Exercise: Pictures are not part of the copy. Retype the lines from the first one through the line that contains "const yMinor = d3.range(30, 61, 1);".

— Start —

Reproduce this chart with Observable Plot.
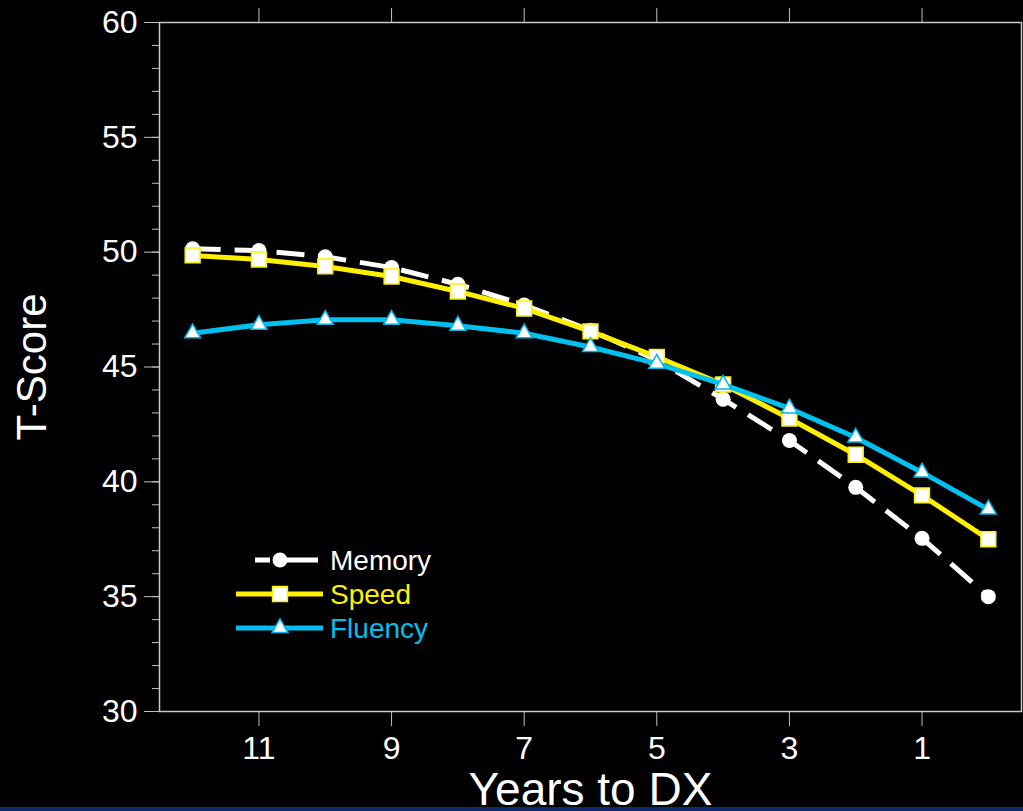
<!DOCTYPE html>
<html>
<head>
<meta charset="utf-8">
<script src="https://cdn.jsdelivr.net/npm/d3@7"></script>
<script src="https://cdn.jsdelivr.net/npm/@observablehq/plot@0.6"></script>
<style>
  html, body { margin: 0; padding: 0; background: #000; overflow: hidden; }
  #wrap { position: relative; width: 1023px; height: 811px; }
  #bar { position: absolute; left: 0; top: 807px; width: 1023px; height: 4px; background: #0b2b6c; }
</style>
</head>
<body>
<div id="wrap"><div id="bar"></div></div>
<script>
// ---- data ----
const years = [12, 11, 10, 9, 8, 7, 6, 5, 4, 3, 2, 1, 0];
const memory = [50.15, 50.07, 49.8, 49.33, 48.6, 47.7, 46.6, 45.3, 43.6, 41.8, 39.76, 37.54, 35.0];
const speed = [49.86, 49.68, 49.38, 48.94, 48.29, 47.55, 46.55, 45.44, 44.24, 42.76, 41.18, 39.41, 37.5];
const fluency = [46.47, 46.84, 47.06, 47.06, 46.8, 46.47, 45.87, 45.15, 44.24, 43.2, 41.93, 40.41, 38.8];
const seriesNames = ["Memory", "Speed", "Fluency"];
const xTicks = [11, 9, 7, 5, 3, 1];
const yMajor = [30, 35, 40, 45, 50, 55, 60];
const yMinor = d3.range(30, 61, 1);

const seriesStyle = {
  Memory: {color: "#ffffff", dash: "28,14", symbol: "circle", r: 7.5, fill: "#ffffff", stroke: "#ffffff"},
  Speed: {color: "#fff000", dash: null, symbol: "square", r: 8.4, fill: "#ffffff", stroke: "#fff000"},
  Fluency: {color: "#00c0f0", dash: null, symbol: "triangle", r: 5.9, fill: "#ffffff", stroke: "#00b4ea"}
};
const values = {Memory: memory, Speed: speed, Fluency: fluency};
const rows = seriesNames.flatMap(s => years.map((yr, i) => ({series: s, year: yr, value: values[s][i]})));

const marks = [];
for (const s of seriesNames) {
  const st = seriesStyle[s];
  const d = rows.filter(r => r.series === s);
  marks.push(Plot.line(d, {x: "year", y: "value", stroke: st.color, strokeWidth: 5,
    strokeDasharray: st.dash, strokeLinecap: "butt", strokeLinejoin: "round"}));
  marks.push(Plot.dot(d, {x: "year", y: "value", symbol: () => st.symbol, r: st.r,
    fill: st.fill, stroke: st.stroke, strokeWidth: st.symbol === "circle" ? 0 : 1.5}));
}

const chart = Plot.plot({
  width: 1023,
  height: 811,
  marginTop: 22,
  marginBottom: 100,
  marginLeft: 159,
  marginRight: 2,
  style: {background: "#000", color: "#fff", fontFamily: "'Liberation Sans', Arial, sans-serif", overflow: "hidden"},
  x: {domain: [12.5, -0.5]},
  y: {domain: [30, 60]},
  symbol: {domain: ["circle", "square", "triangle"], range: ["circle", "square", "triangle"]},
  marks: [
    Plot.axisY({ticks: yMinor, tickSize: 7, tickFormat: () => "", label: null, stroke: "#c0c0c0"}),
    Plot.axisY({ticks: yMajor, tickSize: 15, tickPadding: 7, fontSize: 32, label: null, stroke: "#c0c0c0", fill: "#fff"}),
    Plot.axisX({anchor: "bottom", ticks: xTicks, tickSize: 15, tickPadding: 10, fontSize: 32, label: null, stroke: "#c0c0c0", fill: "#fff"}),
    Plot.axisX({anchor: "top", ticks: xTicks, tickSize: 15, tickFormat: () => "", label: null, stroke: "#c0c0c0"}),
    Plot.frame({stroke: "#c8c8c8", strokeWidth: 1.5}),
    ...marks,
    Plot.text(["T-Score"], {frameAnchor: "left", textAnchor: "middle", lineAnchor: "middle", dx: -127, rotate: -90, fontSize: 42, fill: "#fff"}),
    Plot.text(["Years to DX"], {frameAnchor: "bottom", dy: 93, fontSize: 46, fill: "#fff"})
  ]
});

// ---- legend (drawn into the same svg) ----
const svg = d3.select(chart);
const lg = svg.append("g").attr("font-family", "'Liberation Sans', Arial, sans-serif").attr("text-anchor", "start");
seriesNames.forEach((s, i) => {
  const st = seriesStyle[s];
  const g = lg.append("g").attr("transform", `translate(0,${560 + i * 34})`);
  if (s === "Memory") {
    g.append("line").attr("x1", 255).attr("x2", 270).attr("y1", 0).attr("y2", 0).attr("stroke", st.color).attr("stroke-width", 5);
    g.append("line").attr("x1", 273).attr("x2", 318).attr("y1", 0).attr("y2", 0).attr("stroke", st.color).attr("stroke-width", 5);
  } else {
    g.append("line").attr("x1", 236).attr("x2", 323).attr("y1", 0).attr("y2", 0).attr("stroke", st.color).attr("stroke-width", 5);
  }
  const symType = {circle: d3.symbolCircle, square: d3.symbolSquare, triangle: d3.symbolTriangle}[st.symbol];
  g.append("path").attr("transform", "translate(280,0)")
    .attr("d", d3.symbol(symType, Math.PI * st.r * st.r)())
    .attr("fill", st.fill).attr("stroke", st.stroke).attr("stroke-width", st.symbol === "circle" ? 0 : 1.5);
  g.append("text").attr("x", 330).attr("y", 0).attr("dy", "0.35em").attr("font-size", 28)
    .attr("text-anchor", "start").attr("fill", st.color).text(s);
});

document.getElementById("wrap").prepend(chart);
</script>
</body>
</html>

— End —

Final result:
Reproduce this chart with Observable Plot.
<!DOCTYPE html>
<html>
<head>
<meta charset="utf-8">
<script src="https://cdn.jsdelivr.net/npm/d3@7"></script>
<script src="https://cdn.jsdelivr.net/npm/@observablehq/plot@0.6"></script>
<style>
  html, body { margin: 0; padding: 0; background: #000; overflow: hidden; }
  #wrap { position: relative; width: 1023px; height: 811px; }
  #bar { position: absolute; left: 0; top: 807px; width: 1023px; height: 4px; background: #0b2b6c; }
</style>
</head>
<body>
<div id="wrap"><div id="bar"></div></div>
<script>
// ---- data ----
const years = [12, 11, 10, 9, 8, 7, 6, 5, 4, 3, 2, 1, 0];
const memory = [50.15, 50.07, 49.8, 49.33, 48.6, 47.7, 46.6, 45.3, 43.6, 41.8, 39.76, 37.54, 35.0];
const speed = [49.86, 49.68, 49.38, 48.94, 48.29, 47.55, 46.55, 45.44, 44.24, 42.76, 41.18, 39.41, 37.5];
const fluency = [46.47, 46.84, 47.06, 47.06, 46.8, 46.47, 45.87, 45.15, 44.24, 43.2, 41.93, 40.41, 38.8];
const seriesNames = ["Memory", "Speed", "Fluency"];
const xTicks = [11, 9, 7, 5, 3, 1];
const yMajor = [30, 35, 40, 45, 50, 55, 60];
const yMinor = d3.range(30, 61, 1);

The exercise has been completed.